Your private Internet traffic is not private. Lots of money is made selling your information; however, there are ways to protect yourself. You can mask… your traffic and make it not visible to your ISP. We will explain how to do this later. First lets establish the facts that this is legal for your ISP to do, that they are indeed doing it, and you have the right to turn it off.
Traffic Logging Legality
You may have heard in the past that ISP’s needed to disclose their traffic logging behavior and have your consent. This was true as of 27 October 2016 under Broadband Consumer Privacy Rules during the Obama administration. However, no sooner than the privacy rules went in to effect, they were rescinded as of 23 March 2017. Under these new rules your ISP doesn’t even need your permission that they are logging your information.
Which Internet Providers are Traffic Logging?
It may come as a surprise to you that the big name mobile cell phone providers (AT&T and Verizon) are traffic logging your behavior when you use their services. According to the Washington Post video provided below, they report that mobile cell phone providers value your information as much as $350 a year for your private information.
If you use Comcast for Internet in your home, then guess what? They are logging your traffic as well. While Comcast claims that they don’t sell your information, they do log your traffic and target you with advertisements. Comcast has their own advertising network. Instead businesses pay Comcast so that Comcast can target you with their advertisements.
As it turns out a Traffic Logging is a very common practice used by the industry and its hard to know who is doing it and who is not. If you are concerned about what information Internet providers are collecting from you the good news is that you can turn some of this off.
How you can Protect yourself from Traffic Logging
There are two things you can do to beef up your privacy when surfing the internet and make it virtually impossible for anyone to see your traffic. First, you need to have a VPN, second you need to enable private browsing, together this combination is almost impossible to snoop your traffic.
A VPN provides you a secure encrypted channel between you and your VPN provider. Your web browsing is then brokered by your VPN provider, and will shield your IP address. The VPN service provides their IP address in place of yours to the websites you visit. To the webpage you visit, it looks like the VPN is visiting the website. From your internet providers view, all they see is that you are connecting to the VPN, and they can not see inside the encrypted traffic.
However, there is one catch if you log in to a website, all bets are off. When you log into your Google Gmail, Facebook, or other social media account, they store cookies in your browser that enable them to track your page visits, likes, shares, and links you click. The good news is you can fight this back with the next trick.
If you enable private browsing on your web browser it does a few things to increase your privacy. First it prevents one tab in your browser from being able to detect whats on other tabs. Second, cookies won’t be stored in the browser. Third, no history or passwords are saved.
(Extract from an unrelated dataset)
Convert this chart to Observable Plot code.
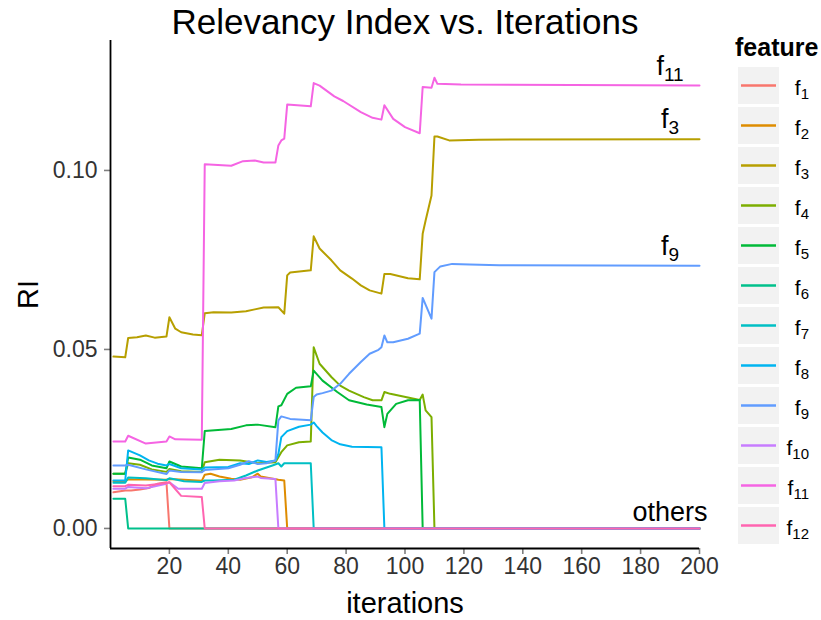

Fourth, it tells websites not to track you.
Together (VPN + Private Browsing) gives you a huge boost in your internet privacy. However, it does not prevent websites that you log into from being able to track you by the username that you use.
The take aways to remember are that its legal for Internet providers to do traffic logging with out your permission. Many of the Internet Providers do log your traffic and sell to advertisers either directly or indirectly. Finally, there are ways to keep your traffic private.